In order to boost the ongoing projects at the Lekki Free Trade Zone (LFTZ) the Lagos State Government has released N1.6billion counterpart funding for its infrastructural development.
The Commissioner for Commerce, Industry and Cooperatives, Prince Rotimi Ogunleye, who disclosed this at a briefing, in Lagos, said the move was to encourage investors’ participation in the project.
He the state government was engaging the host communities to ensure a sustainable cordial relationship with investors in the zone.
He gave an assurance to the effect that the government had overhauled the security network in the area, in order to guarantee the safety of investment.
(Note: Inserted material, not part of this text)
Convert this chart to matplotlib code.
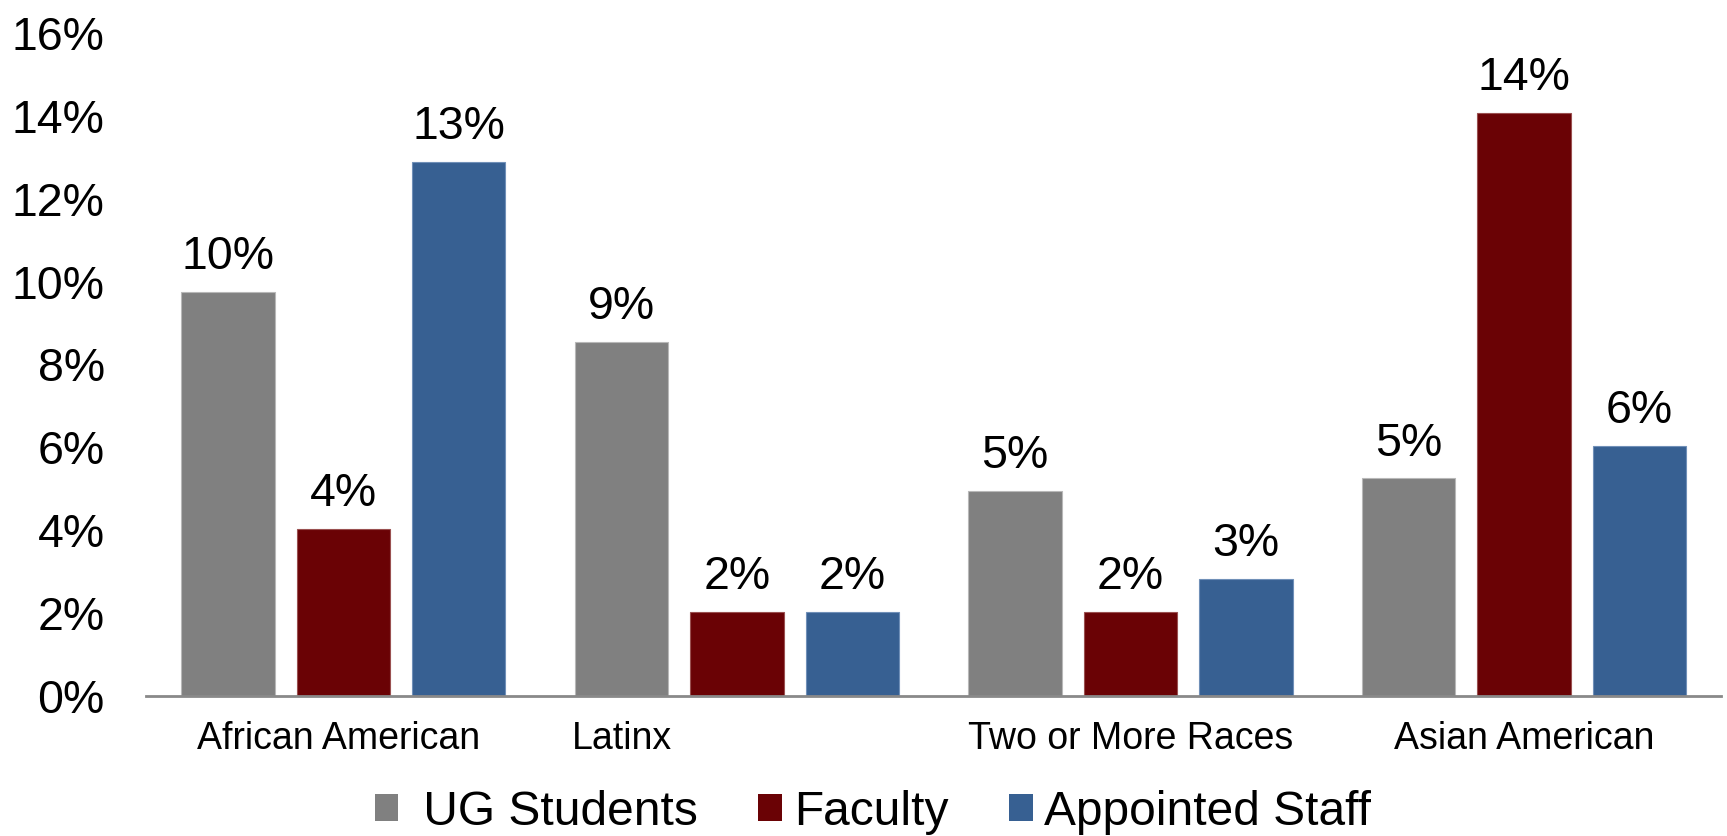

Ogunleye noted that World Bank report listed the Lekki Free Zone as the fastest- growing one, adding that the products from there were compliant with international standards, as they went through the standardisation laboratories.
The Commissioner maintained that the LFZ project, which had remained the flagship of the state government’s industrial development initiative, was conceptualised to provide enabling environment for industries to operate, as well as attract both local and foreign direct investments.
Ogunleye added that the Ministry had remained unrelenting in its efforts to attain and sustain a high-level of viable and vibrant commercial and industrial activities, in line with its mission to promote economic growth and development.
He explained that the Ministry had divided the zone into two parcels and four quadrants namely: South-West, South-East quadrant in parcel A and the North-West, as well as the North-East quadrant in parcel B, for ease of development.
Ogunleye  stressed that, “To fast-track development in the zone, clearing of a parcel of land measuring about 520,000 square meters and bounded within N3/E6A-N3/E5, N4/6A-N4/E5, N4/E6A-N4/E6 and N5/E6-N5/E6 was being carried out by the contractors from local communities and this has  reached 90% completion.”
He said the Lekki Free Zone Project was a catalyst the government hoped would shoot the state into real global economic reckoning.
He said that the project was already attracting considerable number of investors within and outside the country, such as Dangote Refinery and Petrochemical Complex at the South-East quadrant.
He noted that the Dangote Group was developing a world- class refinery with a processing capacity of 650,000 barrels of oil per day, adding that the $11 billion project would satisfy local, African and international market demands.